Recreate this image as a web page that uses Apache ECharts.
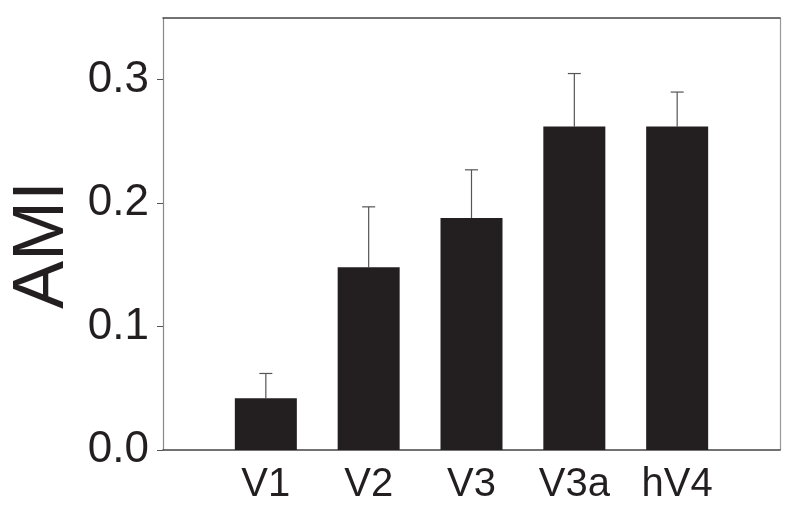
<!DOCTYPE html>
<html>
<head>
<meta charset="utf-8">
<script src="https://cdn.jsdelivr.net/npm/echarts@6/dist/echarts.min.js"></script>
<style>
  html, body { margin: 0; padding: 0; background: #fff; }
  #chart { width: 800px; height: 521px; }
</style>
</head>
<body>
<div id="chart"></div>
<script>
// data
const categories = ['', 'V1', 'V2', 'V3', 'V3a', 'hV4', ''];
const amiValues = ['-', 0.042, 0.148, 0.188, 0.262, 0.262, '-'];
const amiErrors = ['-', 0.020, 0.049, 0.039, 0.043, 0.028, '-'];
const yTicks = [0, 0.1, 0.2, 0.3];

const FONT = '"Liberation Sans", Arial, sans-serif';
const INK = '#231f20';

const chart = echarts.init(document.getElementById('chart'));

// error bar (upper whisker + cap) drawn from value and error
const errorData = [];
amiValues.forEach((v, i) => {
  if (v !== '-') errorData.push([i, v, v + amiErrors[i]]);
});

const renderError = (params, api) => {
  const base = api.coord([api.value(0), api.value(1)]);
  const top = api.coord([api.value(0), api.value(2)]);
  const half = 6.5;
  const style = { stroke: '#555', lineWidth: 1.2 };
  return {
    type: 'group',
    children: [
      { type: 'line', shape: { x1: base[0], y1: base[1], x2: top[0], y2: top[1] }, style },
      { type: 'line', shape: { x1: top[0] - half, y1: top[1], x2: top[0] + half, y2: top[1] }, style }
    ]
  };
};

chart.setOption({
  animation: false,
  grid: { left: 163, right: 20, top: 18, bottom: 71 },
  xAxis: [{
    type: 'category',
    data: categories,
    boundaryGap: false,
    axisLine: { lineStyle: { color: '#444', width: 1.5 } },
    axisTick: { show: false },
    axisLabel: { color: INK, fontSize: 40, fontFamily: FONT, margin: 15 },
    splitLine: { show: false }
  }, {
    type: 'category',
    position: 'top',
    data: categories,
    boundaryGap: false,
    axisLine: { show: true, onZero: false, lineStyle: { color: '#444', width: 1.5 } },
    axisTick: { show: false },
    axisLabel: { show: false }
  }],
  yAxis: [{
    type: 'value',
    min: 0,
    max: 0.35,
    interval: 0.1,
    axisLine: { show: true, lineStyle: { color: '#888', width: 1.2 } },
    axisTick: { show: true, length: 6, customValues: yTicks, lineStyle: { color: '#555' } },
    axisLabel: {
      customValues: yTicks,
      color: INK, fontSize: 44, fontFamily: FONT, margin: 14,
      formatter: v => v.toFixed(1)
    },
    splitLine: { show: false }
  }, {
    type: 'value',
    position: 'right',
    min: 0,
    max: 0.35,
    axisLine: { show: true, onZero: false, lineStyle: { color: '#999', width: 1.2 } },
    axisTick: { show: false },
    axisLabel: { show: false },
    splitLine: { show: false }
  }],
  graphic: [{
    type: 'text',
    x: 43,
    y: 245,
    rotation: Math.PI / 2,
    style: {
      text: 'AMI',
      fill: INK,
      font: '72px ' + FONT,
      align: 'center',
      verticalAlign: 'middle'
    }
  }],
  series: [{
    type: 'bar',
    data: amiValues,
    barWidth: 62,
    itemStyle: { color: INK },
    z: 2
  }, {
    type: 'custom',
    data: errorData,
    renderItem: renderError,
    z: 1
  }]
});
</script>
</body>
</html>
------------------------------------------------------------
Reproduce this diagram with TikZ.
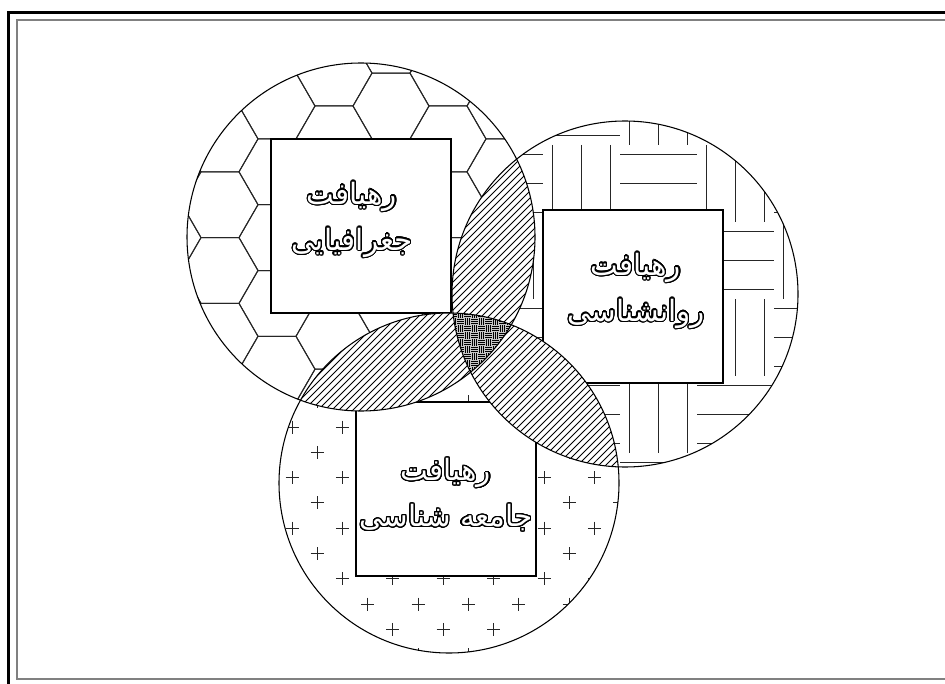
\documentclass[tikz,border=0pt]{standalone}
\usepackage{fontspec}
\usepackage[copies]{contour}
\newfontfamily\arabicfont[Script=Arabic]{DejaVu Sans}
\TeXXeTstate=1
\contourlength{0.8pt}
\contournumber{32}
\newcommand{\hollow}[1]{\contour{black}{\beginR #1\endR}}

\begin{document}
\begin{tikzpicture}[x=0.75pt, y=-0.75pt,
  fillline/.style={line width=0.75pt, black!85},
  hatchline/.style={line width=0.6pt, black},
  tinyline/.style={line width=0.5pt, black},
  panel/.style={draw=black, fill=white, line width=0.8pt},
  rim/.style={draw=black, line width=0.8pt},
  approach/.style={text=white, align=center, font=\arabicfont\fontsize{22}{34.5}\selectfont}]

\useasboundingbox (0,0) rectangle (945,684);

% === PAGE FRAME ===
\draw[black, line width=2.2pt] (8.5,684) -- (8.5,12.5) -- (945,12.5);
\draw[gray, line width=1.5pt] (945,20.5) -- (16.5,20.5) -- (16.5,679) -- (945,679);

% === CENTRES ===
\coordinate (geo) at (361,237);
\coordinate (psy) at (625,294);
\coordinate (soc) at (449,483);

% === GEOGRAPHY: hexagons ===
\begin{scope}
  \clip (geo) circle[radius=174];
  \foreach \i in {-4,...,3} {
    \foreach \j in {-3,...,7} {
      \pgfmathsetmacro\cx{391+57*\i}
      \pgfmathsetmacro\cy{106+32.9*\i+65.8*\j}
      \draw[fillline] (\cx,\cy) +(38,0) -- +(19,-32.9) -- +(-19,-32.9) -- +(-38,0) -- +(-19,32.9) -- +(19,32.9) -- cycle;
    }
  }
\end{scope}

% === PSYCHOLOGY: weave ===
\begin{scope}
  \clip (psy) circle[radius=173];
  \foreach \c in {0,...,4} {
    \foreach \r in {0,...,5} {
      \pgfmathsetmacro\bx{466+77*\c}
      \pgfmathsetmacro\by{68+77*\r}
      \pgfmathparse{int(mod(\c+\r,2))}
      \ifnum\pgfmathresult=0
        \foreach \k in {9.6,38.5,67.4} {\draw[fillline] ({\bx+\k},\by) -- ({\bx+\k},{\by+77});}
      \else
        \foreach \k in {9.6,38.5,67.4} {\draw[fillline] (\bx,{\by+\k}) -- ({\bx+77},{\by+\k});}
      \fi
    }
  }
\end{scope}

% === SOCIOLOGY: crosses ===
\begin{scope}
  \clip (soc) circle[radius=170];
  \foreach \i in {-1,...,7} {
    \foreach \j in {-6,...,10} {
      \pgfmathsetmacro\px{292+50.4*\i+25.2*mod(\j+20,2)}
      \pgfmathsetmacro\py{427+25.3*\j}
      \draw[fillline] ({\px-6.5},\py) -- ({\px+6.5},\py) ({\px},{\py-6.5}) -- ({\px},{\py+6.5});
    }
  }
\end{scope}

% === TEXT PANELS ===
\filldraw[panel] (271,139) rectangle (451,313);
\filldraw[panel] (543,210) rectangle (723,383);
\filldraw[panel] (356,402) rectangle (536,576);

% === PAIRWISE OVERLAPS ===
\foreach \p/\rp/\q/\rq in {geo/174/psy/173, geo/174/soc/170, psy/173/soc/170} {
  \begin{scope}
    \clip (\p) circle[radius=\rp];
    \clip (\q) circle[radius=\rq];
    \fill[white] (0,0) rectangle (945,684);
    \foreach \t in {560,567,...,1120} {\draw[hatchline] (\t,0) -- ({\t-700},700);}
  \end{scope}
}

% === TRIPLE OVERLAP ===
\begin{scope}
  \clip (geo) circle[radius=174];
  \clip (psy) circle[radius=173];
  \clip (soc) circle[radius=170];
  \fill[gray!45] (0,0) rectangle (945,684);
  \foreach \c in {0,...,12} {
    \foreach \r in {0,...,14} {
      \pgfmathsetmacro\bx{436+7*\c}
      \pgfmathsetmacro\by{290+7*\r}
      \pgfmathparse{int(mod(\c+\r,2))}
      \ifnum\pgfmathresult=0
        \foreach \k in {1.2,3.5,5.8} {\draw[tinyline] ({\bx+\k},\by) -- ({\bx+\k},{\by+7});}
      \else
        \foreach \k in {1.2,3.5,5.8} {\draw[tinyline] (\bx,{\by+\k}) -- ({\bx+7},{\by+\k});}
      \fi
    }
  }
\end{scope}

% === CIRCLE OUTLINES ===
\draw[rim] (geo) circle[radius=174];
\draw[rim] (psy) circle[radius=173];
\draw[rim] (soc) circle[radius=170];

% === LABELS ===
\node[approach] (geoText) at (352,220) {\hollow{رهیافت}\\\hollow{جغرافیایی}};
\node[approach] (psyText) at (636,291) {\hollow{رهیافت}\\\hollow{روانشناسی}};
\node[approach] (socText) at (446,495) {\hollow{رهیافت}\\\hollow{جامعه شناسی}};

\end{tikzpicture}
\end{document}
------------------------------------------------------------
» Objective
Copy the lines above exactly, starting with the line that contains "Recreate this image" and ending with the line that contains "const yTicks = [0, 0.1, 0.2, 0.3];", and leave out any pictures.

» Solution for this problem
Recreate this image as a web page that uses Apache ECharts.
<!DOCTYPE html>
<html>
<head>
<meta charset="utf-8">
<script src="https://cdn.jsdelivr.net/npm/echarts@6/dist/echarts.min.js"></script>
<style>
  html, body { margin: 0; padding: 0; background: #fff; }
  #chart { width: 800px; height: 521px; }
</style>
</head>
<body>
<div id="chart"></div>
<script>
// data
const categories = ['', 'V1', 'V2', 'V3', 'V3a', 'hV4', ''];
const amiValues = ['-', 0.042, 0.148, 0.188, 0.262, 0.262, '-'];
const amiErrors = ['-', 0.020, 0.049, 0.039, 0.043, 0.028, '-'];
const yTicks = [0, 0.1, 0.2, 0.3];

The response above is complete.